:: AIM OF THE EXERCISE ::
Leaving the pictures aside, transcribe every line below exactly.

═══ DATA PROVIDED

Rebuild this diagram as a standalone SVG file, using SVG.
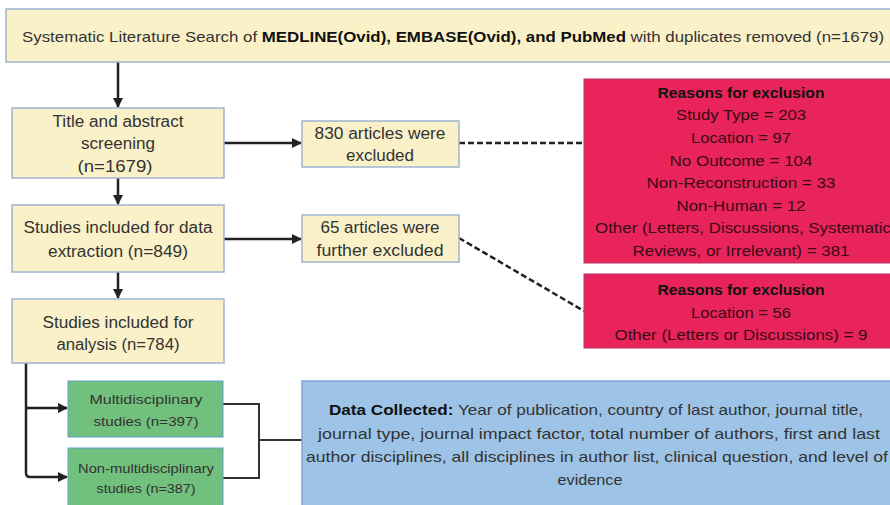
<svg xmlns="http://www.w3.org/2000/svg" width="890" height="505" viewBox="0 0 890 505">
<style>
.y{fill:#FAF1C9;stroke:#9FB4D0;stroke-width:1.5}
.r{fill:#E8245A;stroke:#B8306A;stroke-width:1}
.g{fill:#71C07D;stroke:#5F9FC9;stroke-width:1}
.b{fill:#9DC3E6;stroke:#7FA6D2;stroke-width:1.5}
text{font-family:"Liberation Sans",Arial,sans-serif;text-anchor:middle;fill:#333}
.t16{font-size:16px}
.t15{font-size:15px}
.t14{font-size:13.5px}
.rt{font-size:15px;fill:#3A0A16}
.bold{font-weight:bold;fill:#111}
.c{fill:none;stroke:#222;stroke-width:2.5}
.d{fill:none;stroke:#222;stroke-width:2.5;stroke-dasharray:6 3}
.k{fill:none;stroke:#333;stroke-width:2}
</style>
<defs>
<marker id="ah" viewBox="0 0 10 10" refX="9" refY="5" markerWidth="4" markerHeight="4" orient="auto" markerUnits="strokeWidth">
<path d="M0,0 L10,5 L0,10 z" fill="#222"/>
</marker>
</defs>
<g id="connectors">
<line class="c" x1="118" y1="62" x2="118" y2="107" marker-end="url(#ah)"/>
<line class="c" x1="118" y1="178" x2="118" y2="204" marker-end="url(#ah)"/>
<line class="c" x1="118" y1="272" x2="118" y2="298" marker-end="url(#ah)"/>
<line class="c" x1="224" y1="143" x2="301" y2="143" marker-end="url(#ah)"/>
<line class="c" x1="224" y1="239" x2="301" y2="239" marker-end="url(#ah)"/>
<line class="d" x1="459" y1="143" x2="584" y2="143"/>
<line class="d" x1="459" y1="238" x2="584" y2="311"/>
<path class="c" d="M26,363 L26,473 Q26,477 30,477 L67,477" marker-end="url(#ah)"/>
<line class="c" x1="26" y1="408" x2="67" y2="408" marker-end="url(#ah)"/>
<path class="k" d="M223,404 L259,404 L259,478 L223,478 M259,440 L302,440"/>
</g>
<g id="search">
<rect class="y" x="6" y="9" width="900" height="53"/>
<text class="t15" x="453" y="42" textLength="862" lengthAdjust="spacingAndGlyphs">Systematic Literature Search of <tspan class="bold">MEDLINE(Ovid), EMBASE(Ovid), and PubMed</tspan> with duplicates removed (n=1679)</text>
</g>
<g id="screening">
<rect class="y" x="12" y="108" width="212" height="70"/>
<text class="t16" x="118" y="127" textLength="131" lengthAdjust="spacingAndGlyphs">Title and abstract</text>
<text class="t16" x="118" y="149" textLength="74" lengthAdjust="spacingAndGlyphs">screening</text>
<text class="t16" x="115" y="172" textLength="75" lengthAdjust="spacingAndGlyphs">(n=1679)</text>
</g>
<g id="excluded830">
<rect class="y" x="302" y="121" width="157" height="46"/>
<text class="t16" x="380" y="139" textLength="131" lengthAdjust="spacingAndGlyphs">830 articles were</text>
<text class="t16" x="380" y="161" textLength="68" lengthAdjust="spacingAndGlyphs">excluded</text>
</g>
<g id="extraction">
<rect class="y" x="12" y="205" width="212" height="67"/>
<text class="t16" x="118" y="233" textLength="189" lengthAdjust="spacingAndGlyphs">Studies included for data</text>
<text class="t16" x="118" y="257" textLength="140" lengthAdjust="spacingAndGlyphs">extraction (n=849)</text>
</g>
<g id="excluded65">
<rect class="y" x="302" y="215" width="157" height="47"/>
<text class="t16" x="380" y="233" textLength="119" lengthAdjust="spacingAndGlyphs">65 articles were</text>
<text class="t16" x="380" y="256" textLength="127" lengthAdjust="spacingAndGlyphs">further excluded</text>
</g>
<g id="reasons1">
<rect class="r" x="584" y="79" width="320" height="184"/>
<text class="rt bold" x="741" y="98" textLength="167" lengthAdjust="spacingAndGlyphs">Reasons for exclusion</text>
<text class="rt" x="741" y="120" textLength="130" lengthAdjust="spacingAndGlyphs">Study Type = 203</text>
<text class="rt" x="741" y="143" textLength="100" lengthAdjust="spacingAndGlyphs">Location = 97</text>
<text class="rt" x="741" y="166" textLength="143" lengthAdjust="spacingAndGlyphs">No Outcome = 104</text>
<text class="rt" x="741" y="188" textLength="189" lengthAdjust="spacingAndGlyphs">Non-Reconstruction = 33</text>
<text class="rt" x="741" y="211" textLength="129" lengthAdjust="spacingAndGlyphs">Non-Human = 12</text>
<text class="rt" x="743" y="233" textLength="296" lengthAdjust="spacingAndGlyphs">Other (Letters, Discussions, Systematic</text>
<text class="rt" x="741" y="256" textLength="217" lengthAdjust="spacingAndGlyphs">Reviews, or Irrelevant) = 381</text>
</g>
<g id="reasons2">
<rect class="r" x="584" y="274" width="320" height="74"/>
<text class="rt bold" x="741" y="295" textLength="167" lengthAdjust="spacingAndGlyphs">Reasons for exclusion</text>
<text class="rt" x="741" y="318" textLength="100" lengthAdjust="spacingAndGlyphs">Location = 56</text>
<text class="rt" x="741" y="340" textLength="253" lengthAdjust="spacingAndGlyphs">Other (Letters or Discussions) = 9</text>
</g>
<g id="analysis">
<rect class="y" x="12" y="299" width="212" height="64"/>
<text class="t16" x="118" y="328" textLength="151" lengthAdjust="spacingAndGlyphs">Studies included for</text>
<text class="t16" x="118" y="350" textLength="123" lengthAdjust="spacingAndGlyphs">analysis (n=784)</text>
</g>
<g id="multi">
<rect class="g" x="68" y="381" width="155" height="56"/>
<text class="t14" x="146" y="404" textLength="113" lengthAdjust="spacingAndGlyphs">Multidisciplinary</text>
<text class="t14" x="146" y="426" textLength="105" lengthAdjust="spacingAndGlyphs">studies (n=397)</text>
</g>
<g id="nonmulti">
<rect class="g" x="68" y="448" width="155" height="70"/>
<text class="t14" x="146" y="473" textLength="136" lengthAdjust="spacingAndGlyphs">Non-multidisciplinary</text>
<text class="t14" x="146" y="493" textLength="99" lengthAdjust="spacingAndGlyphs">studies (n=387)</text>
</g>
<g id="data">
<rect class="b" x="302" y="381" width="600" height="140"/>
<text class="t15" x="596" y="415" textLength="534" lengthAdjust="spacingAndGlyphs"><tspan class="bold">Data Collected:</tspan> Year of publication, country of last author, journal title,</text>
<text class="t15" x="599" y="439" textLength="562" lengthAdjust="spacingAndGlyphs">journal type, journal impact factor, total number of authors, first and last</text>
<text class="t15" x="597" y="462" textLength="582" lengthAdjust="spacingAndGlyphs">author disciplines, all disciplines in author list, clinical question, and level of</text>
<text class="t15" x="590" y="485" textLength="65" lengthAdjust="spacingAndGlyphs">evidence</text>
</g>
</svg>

══════

:: WRITTEN ANSWER ::
Rebuild this diagram as a standalone SVG file, using SVG.
<svg xmlns="http://www.w3.org/2000/svg" width="890" height="505" viewBox="0 0 890 505">
<style>
.y{fill:#FAF1C9;stroke:#9FB4D0;stroke-width:1.5}
.r{fill:#E8245A;stroke:#B8306A;stroke-width:1}
.g{fill:#71C07D;stroke:#5F9FC9;stroke-width:1}
.b{fill:#9DC3E6;stroke:#7FA6D2;stroke-width:1.5}
text{font-family:"Liberation Sans",Arial,sans-serif;text-anchor:middle;fill:#333}
.t16{font-size:16px}
.t15{font-size:15px}
.t14{font-size:13.5px}
.rt{font-size:15px;fill:#3A0A16}
.bold{font-weight:bold;fill:#111}
.c{fill:none;stroke:#222;stroke-width:2.5}
.d{fill:none;stroke:#222;stroke-width:2.5;stroke-dasharray:6 3}
.k{fill:none;stroke:#333;stroke-width:2}
</style>
<defs>
<marker id="ah" viewBox="0 0 10 10" refX="9" refY="5" markerWidth="4" markerHeight="4" orient="auto" markerUnits="strokeWidth">
<path d="M0,0 L10,5 L0,10 z" fill="#222"/>
</marker>
</defs>
<g id="connectors">
<line class="c" x1="118" y1="62" x2="118" y2="107" marker-end="url(#ah)"/>
<line class="c" x1="118" y1="178" x2="118" y2="204" marker-end="url(#ah)"/>
<line class="c" x1="118" y1="272" x2="118" y2="298" marker-end="url(#ah)"/>
<line class="c" x1="224" y1="143" x2="301" y2="143" marker-end="url(#ah)"/>
<line class="c" x1="224" y1="239" x2="301" y2="239" marker-end="url(#ah)"/>
<line class="d" x1="459" y1="143" x2="584" y2="143"/>
<line class="d" x1="459" y1="238" x2="584" y2="311"/>
<path class="c" d="M26,363 L26,473 Q26,477 30,477 L67,477" marker-end="url(#ah)"/>
<line class="c" x1="26" y1="408" x2="67" y2="408" marker-end="url(#ah)"/>
<path class="k" d="M223,404 L259,404 L259,478 L223,478 M259,440 L302,440"/>
</g>
<g id="search">
<rect class="y" x="6" y="9" width="900" height="53"/>
<text class="t15" x="453" y="42" textLength="862" lengthAdjust="spacingAndGlyphs">Systematic Literature Search of <tspan class="bold">MEDLINE(Ovid), EMBASE(Ovid), and PubMed</tspan> with duplicates removed (n=1679)</text>
</g>
<g id="screening">
<rect class="y" x="12" y="108" width="212" height="70"/>
<text class="t16" x="118" y="127" textLength="131" lengthAdjust="spacingAndGlyphs">Title and abstract</text>
<text class="t16" x="118" y="149" textLength="74" lengthAdjust="spacingAndGlyphs">screening</text>
<text class="t16" x="115" y="172" textLength="75" lengthAdjust="spacingAndGlyphs">(n=1679)</text>
</g>
<g id="excluded830">
<rect class="y" x="302" y="121" width="157" height="46"/>
<text class="t16" x="380" y="139" textLength="131" lengthAdjust="spacingAndGlyphs">830 articles were</text>
<text class="t16" x="380" y="161" textLength="68" lengthAdjust="spacingAndGlyphs">excluded</text>
</g>
<g id="extraction">
<rect class="y" x="12" y="205" width="212" height="67"/>
<text class="t16" x="118" y="233" textLength="189" lengthAdjust="spacingAndGlyphs">Studies included for data</text>
<text class="t16" x="118" y="257" textLength="140" lengthAdjust="spacingAndGlyphs">extraction (n=849)</text>
</g>
<g id="excluded65">
<rect class="y" x="302" y="215" width="157" height="47"/>
<text class="t16" x="380" y="233" textLength="119" lengthAdjust="spacingAndGlyphs">65 articles were</text>
<text class="t16" x="380" y="256" textLength="127" lengthAdjust="spacingAndGlyphs">further excluded</text>
</g>
<g id="reasons1">
<rect class="r" x="584" y="79" width="320" height="184"/>
<text class="rt bold" x="741" y="98" textLength="167" lengthAdjust="spacingAndGlyphs">Reasons for exclusion</text>
<text class="rt" x="741" y="120" textLength="130" lengthAdjust="spacingAndGlyphs">Study Type = 203</text>
<text class="rt" x="741" y="143" textLength="100" lengthAdjust="spacingAndGlyphs">Location = 97</text>
<text class="rt" x="741" y="166" textLength="143" lengthAdjust="spacingAndGlyphs">No Outcome = 104</text>
<text class="rt" x="741" y="188" textLength="189" lengthAdjust="spacingAndGlyphs">Non-Reconstruction = 33</text>
<text class="rt" x="741" y="211" textLength="129" lengthAdjust="spacingAndGlyphs">Non-Human = 12</text>
<text class="rt" x="743" y="233" textLength="296" lengthAdjust="spacingAndGlyphs">Other (Letters, Discussions, Systematic</text>
<text class="rt" x="741" y="256" textLength="217" lengthAdjust="spacingAndGlyphs">Reviews, or Irrelevant) = 381</text>
</g>
<g id="reasons2">
<rect class="r" x="584" y="274" width="320" height="74"/>
<text class="rt bold" x="741" y="295" textLength="167" lengthAdjust="spacingAndGlyphs">Reasons for exclusion</text>
<text class="rt" x="741" y="318" textLength="100" lengthAdjust="spacingAndGlyphs">Location = 56</text>
<text class="rt" x="741" y="340" textLength="253" lengthAdjust="spacingAndGlyphs">Other (Letters or Discussions) = 9</text>
</g>
<g id="analysis">
<rect class="y" x="12" y="299" width="212" height="64"/>
<text class="t16" x="118" y="328" textLength="151" lengthAdjust="spacingAndGlyphs">Studies included for</text>
<text class="t16" x="118" y="350" textLength="123" lengthAdjust="spacingAndGlyphs">analysis (n=784)</text>
</g>
<g id="multi">
<rect class="g" x="68" y="381" width="155" height="56"/>
<text class="t14" x="146" y="404" textLength="113" lengthAdjust="spacingAndGlyphs">Multidisciplinary</text>
<text class="t14" x="146" y="426" textLength="105" lengthAdjust="spacingAndGlyphs">studies (n=397)</text>
</g>
<g id="nonmulti">
<rect class="g" x="68" y="448" width="155" height="70"/>
<text class="t14" x="146" y="473" textLength="136" lengthAdjust="spacingAndGlyphs">Non-multidisciplinary</text>
<text class="t14" x="146" y="493" textLength="99" lengthAdjust="spacingAndGlyphs">studies (n=387)</text>
</g>
<g id="data">
<rect class="b" x="302" y="381" width="600" height="140"/>
<text class="t15" x="596" y="415" textLength="534" lengthAdjust="spacingAndGlyphs"><tspan class="bold">Data Collected:</tspan> Year of publication, country of last author, journal title,</text>
<text class="t15" x="599" y="439" textLength="562" lengthAdjust="spacingAndGlyphs">journal type, journal impact factor, total number of authors, first and last</text>
<text class="t15" x="597" y="462" textLength="582" lengthAdjust="spacingAndGlyphs">author disciplines, all disciplines in author list, clinical question, and level of</text>
<text class="t15" x="590" y="485" textLength="65" lengthAdjust="spacingAndGlyphs">evidence</text>
</g>
</svg>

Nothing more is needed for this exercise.